Eighth day is traditionally Durgashtami which is big in Bengal.

In some parts of South India, Saraswati puja is performed on the 9th day. Ayudha Puja is conducted in many parts of South India on the Mahanavami (Ninth) day with much fanfare. Weapons, agricultural implements, all kinds of tools, equipments, machinery and automobiles are decorated and worshipped on this day along with the worship of Goddess. The work starts afresh from the next day, i.e. the 10th day which is celebrated as 'Vijaya Dashami'. Many teachers/Schools in south India start teaching Kindergarten children from that day onwards.

In North India, as the culmination of the Ramlila which is enacted ceremoniously during Dussehra, the effigies of Ravana, Kumbhakarna, and Meghanada are burnt to celebrate the victory of good (Rama) over evil forces on the 'Vijaya Dashami' day.

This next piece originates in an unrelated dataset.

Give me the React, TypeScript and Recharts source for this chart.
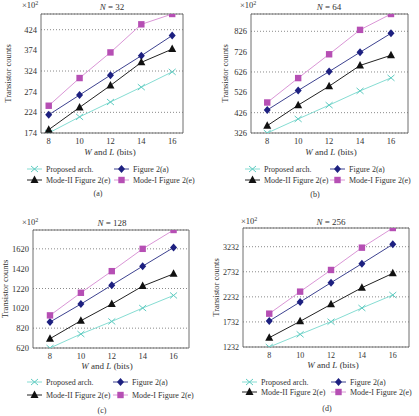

During Navratri, some devotees of Durga observe a fast and prayers are offered for the protection of health and prosperity. A period of introspection and purification, Navratri is traditionally an auspicious and religious time for starting new ventures.

During this vowed religious observance, a pot is installed (ghatasthapana) at a sanctified place at home. A lamp is kept lit in the pot for nine days. The pot symbolizes the universe. The uninterrupted lit lamp is the medium through which we worship the effulgent Adishakti, i.e. Sree Durgadevi. During Navratri, the principle of Sree Durgadevi is more active in the atmosphere.

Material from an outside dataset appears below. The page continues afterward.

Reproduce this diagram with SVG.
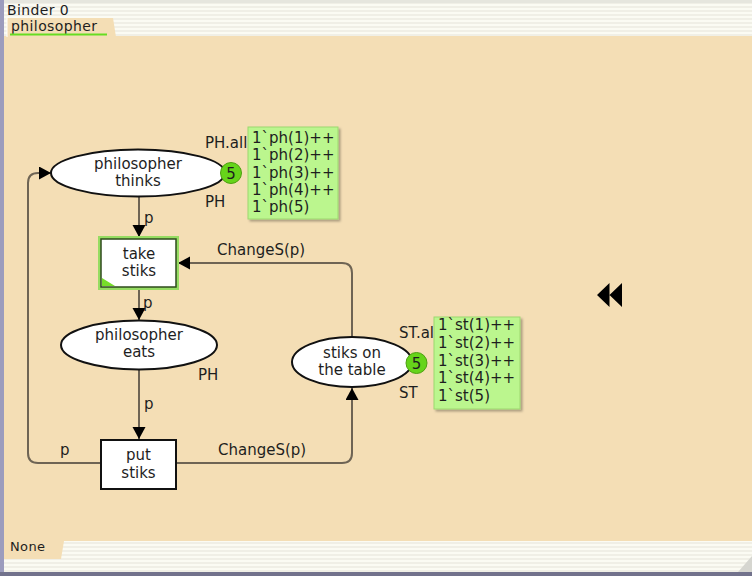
<svg xmlns="http://www.w3.org/2000/svg" width="752" height="576" viewBox="0 0 752 576">
  <defs>
    <pattern id="stripes" width="8" height="4" patternUnits="userSpaceOnUse">
      <rect width="8" height="4" fill="#f0efe6"/>
      <rect width="8" height="2" fill="#fbfbf3"/>
    </pattern>
    <marker id="arrow" markerUnits="userSpaceOnUse" markerWidth="13" markerHeight="14" refX="12" refY="6.5" orient="auto">
      <path d="M0,0 L12,6.5 L0,13 z" fill="#000"/>
    </marker>
    <filter id="shadow" x="-10%" y="-10%" width="130%" height="130%">
      <feDropShadow dx="2" dy="2" stdDeviation="1" flood-color="#000" flood-opacity="0.3"/>
    </filter>
  </defs>
  <style>
    text { font-family: "DejaVu Sans", Verdana, sans-serif; font-size: 15px; fill: #1e1e1e; }
    .tab { font-size: 14px; letter-spacing: 0.4px; }
    .mid { text-anchor: middle; }
    .place { fill: #ffffff; stroke: #111; stroke-width: 2; }
    .trans { fill: #ffffff; stroke: #111; stroke-width: 2; }
    .arc { fill: none; stroke: #6e6454; stroke-width: 2; }
    .token { fill: #66d41a; stroke: #4da010; stroke-width: 1; }
    .marking { fill: #bbf68e; stroke: #9cd86f; stroke-width: 1; }
  </style>

  <!-- window chrome -->
  <rect x="0" y="0" width="752" height="576" fill="url(#stripes)"/>
  <rect x="0" y="0" width="752" height="3" fill="#e6e6de"/>
  <rect x="0" y="36" width="752" height="505" fill="#f4deb5"/>
  <rect x="0" y="0" width="4" height="576" fill="#9c9cbd"/>
  <rect x="0" y="572" width="752" height="4" fill="#72728c"/>
  <path d="M752,556 L752,572 L738,572 z" fill="#d6d6d0"/>
  <text x="7" y="15" class="tab">Binder 0</text>

  <!-- page tab -->
  <path d="M7,18 L113,18 L116,37 L7,37 z" fill="#f4deb5"/>
  <line x1="7" y1="18" x2="7" y2="37" stroke="#ffffff" stroke-width="1"/>
  <text x="11" y="31" class="tab">philosopher</text>
  <line x1="10" y1="34.5" x2="107" y2="34.5" stroke="#66dd22" stroke-width="2"/>

  <!-- status tab -->
  <path d="M4,541 L64,541 L61,559 L4,559 z" fill="#f4deb5"/>
  <text x="10" y="551" class="tab" style="font-size:13px">None</text>

  <!-- connectors -->
  <g id="arcs">
    <path class="arc" d="M139,197 L139,237" marker-end="url(#arrow)"/>
    <path class="arc" d="M139,288 L139,320" marker-end="url(#arrow)"/>
    <path class="arc" d="M139,370 L139,439" marker-end="url(#arrow)"/>
    <path class="arc" d="M101,463 L38,463 Q28,463 28,453 L28,183 Q28,173 38,173 L51,173" marker-end="url(#arrow)"/>
    <path class="arc" d="M176,463 L342,463 Q352,463 352,453 L352,388" marker-end="url(#arrow)"/>
    <path class="arc" d="M352,337 L352,273 Q352,263 342,263 L178,263" marker-end="url(#arrow)"/>
    <text x="144" y="223">p</text>
    <text x="143" y="308">p</text>
    <text x="144" y="409">p</text>
    <text x="60" y="455">p</text>
    <text x="218" y="455">ChangeS(p)</text>
    <text x="217" y="255">ChangeS(p)</text>
  </g>

  <!-- place: philosopher thinks -->
  <g id="thinks">
    <ellipse class="place" cx="138" cy="173" rx="87" ry="23.5"/>
    <text class="mid" x="138" y="169">philosopher</text>
    <text class="mid" x="138" y="186">thinks</text>
    <text x="205" y="148">PH.all</text>
    <text x="205" y="207">PH</text>
    <circle class="token" cx="231" cy="173" r="10.5"/>
    <text class="mid" x="231" y="178.5">5</text>
    <rect class="marking" x="248" y="127" width="90" height="92" filter="url(#shadow)"/>
    <text x="252" y="143">1`ph(1)++</text>
    <text x="252" y="160.25">1`ph(2)++</text>
    <text x="252" y="177.5">1`ph(3)++</text>
    <text x="252" y="194.75">1`ph(4)++</text>
    <text x="252" y="212">1`ph(5)</text>
  </g>

  <!-- transition: take stiks (enabled) -->
  <g id="take">
    <rect x="101" y="239" width="75" height="48" fill="none" stroke="#96dc62" stroke-width="6"/>
    <rect x="101" y="239" width="75" height="48" fill="#ffffff" stroke="#2e4a1c" stroke-width="1.5"/>
    <path d="M102,278 L102,286 L115,286 z" fill="#77dd2a"/>
    <text class="mid" x="139" y="259">take</text>
    <text class="mid" x="139" y="276">stiks</text>
  </g>

  <!-- place: philosopher eats -->
  <g id="eats">
    <ellipse class="place" cx="139" cy="345" rx="78" ry="24.5"/>
    <text class="mid" x="139" y="340">philosopher</text>
    <text class="mid" x="139" y="357">eats</text>
    <text x="198" y="380">PH</text>
  </g>

  <!-- transition: put stiks -->
  <g id="put">
    <rect class="trans" x="101" y="440" width="75" height="49"/>
    <text class="mid" x="138.5" y="460">put</text>
    <text class="mid" x="138.5" y="478">stiks</text>
  </g>

  <!-- place: stiks on the table -->
  <g id="table">
    <ellipse class="place" cx="352" cy="362" rx="60" ry="25"/>
    <text class="mid" x="352" y="358">stiks on</text>
    <text class="mid" x="352" y="375">the table</text>
    <text x="399" y="338">ST.al</text>
    <text x="399" y="398">ST</text>
    <circle class="token" cx="416.5" cy="363" r="10.5"/>
    <text class="mid" x="416.5" y="368.5">5</text>
    <rect class="marking" x="434" y="317" width="86" height="92" filter="url(#shadow)"/>
    <text x="438" y="330">1`st(1)++</text>
    <text x="438" y="347.75">1`st(2)++</text>
    <text x="438" y="365.5">1`st(3)++</text>
    <text x="438" y="383.25">1`st(4)++</text>
    <text x="438" y="401">1`st(5)</text>
  </g>

  <!-- rewind control -->
  <g id="rewind">
    <path d="M597,295 L609.5,283 L609.5,307 z M609.5,295 L622,283 L622,307 z" fill="#000"/>
  </g>
</svg>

Navratri is celebrated in a large number of Indian communities. The mother goddess is said to appear in 9 forms, and each one is worshipped for a day. These nine forms signify various traits that the goddess influences us with. The Devi Mahatmya and other texts invoking the Goddess who vanquished demons are cited.

During the eight or ninth day, Kanya Poojan, pre-pubescent girls are ceremonially worshiped.